10.11.20

Os Outros e o Papa

Vou falar de religião. Sei que é assunto delicado, motivo de desavenças e guerras, sobretudo quando discutido entre crentes. O que me aconchega o ego por já não ter de tomar parte nem partido, mas me entristece porque vem comprovar, mais uma vez, como uma boa ideia pode ser tão estragada. A religião é, na minha opinião em que não estou desacompanhada, o resultado de um caminho para organizar a vida dos seres humanos, guiados por princípios que promovem, naturalmente, o que se convenciona chamar o Bem. Admito, por isso, sentir alguma pena por não conseguir apaziguar o meu espírito, nas tantas vezes em que se desassossega, depositando a solução e o destino na vontade de um Outro superior e todo-poderoso. Ele apazigua-se, mas requer muita energia e paciência.

Também aprendi, neste pequenino mundo religioso de marca judaico-cristã que conheço, e desta feita com os cristãos protestantes, a não idolatrar seres humanos, mesmo que algures no seu percurso tenham feito muito e merecido um lugar especial num qualquer altar. Isso e a ideia de que não há cá extrema-unção no final de uma vida de sacanices que garanta, em jeito de repescagem, um lugarzito razoável no Além. Essa ideia do arrependimento final, que até “passa” bem, dá cabo do trabalho de quem tenta convencer por ter a responsabilidade de educar para uma vida de justeza, não sem sacrifícios ou revezes, e se vê ultrapassado por “sacanas de outra lei”. Enfim, nada de mais se comparado com o que por aí se faz em nome da religião, ou da apregoada relação “segurança vs religião”, e revela que por trás de cada justiceiro-criminoso desses está uma turba que acha até muito bem...

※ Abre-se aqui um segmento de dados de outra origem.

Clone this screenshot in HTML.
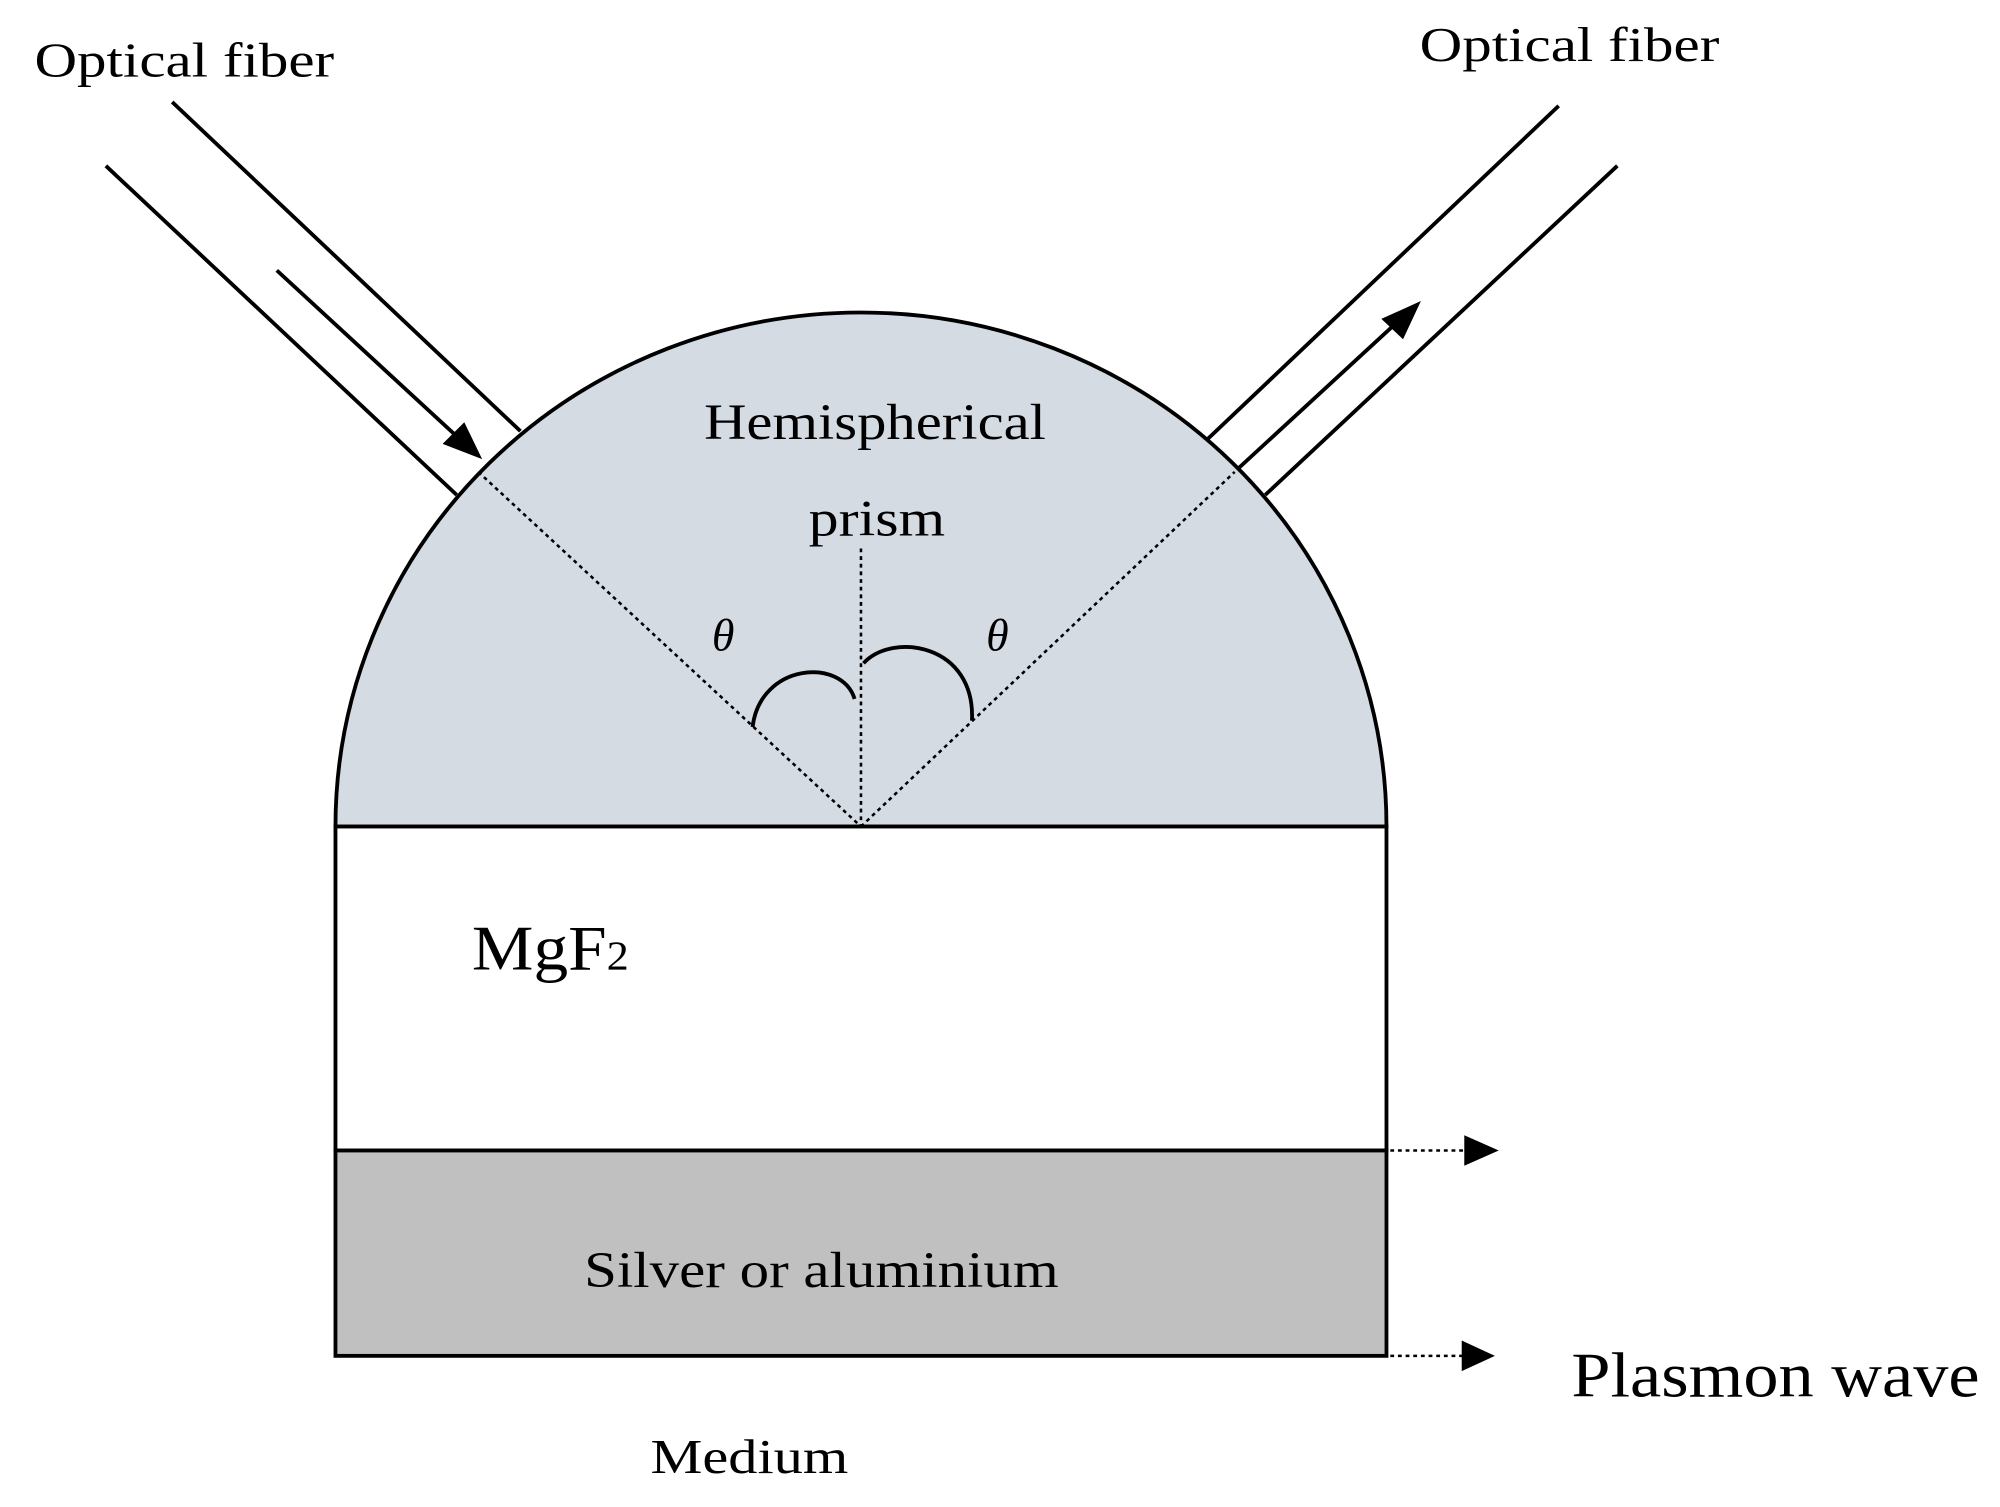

E resolvi falar de religião porque a lição da história nos ensina que esta acaba sempre por se misturar com política. Quer Trump, quer Bolsonaro foram legítima e democraticamente eleitos para os cargos que ainda ocupam muito à conta do uso da religião, ou de uma das múltiplas formas de viver a religião, que tendo origem no Protestantismo encaminhou a maioria do seu rebanho no seu voto. Igrejas que se multiplicam para abarcar almas amedrontadas reclamando orientação. Congregações sem liderança que evite derivas discricionárias e de interesse comum duvidoso. Sem uma chefia forte e influente no palco do Mundo, como a dos católicos mesmo com um passado de que não se podem orgulhar, essas polimorfas estruturas descendentes do Protestantismo nem sequer têm a hipótese de fazer sair do buraco quem conteste o líder e se sujeite ao julgamento dos pares.

A mim, nada disto me incomodaria muito, não fosse dar-se o caso de estas igrejas encontrarem figuras homólogas do Papa em cada paróquia ou palanque. E estes se constituírem em Trumps e Bolsonaros, ou seja, líderes idolatrados, o que a sua própria congregação deveria recusar por princípio. Ao menos havendo um Papa, posso sempre dar umas boas gargalhadas quando oiço católicos praticantes, como o Dr. Ventura a proferir alarvidades ou a retorcer a conversa para contestar a postura, lá está, cristã e por isso institucional, do seu líder. E partilhada por muitos e sérios protestantes. Querem lá ver que o André um dia destes descola das Lajes e vai a Roma despentear o Papa?